CHINA'S most controversial monk, Shi Yongxin, has been named "the representative inheritor of the Shaolin martial arts."

"The decision has been approved by China's State Council," said Chen Gaofeng, an official with the cultural bureau of central China's Henan Province, home of the Shaolin Temple.

"With the honor, Shi is expected to shoulder greater responsibilities and take more initiatives to better preserve Shaolin martial arts," he added.

Shi said he was pleased to see such a title given to a Shaolin monk rather than someone from outside the temple.

"Thanks to Shaolin monks, who have been doing kung fu over the past 1,500 years, the intangible art has been well preserved and handed down from generation to generation," he said. "The decision shows respect for the history and tradition."

The 44-year-old abbot, who had insisted that only those who are from Shaolin should get the honor, said if the inheritor was not Shaolin monk, the temple would become an empty shell.
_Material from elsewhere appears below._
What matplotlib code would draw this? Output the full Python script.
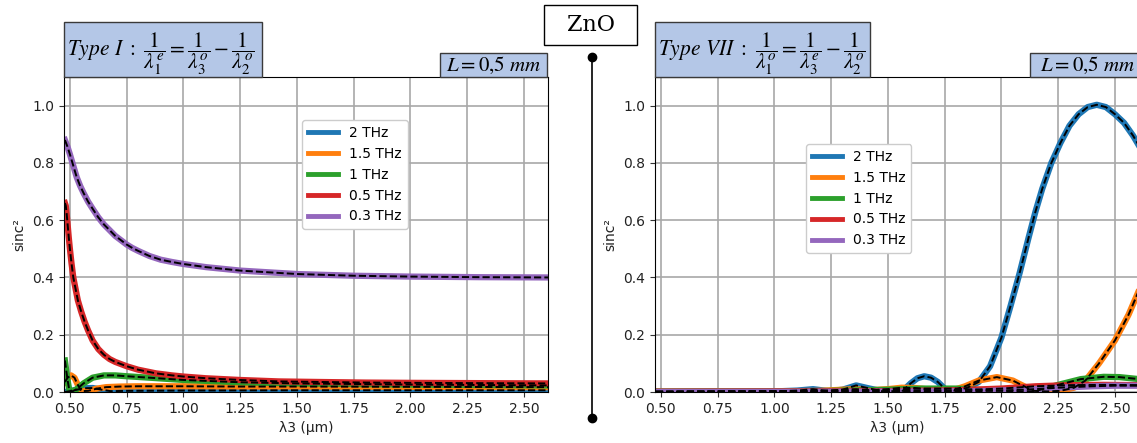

Han Yuhong, a research fellow with the China Academy of Social Sciences, believed that Shi deserved the title.

Han, who is also a member of the assessment committee of the inheritors for intangible cultural heritage, said their standards in selecting the inheritor included "the candidate's contribution to Shaolin kung fu and his understanding and knowledge of it."

But the decision has been strongly opposed in some quarters.

"We have received many phone calls, most of which from religious and martial arts circles, voicing against giving Shi the honor," Chen said. "Some opposed it because they think they can do kung fu much better than Shi."

Chen said they had even got threatening calls, but he refused to give details.

The announcement has also encountered criticism on the Internet, with complaints ranging from the business-savvy abbot's disqualification in exercising kung fu to the authoritativeness of the selection process.

Shi earned the nickname the "CEO monk" after many people accused him of running Shaolin like a business.

Under his leadership, Shaolin, which has become a household name around the world, has developed business operations such as kung fu shows, film production and online sales.

"My major task is to better protect the Shaolin culture after being given the honor," Shi said. "The environment for the Shaolin kung fu is worsening, amid globalization and commercialization," he said.

"Protection is the single most important task now."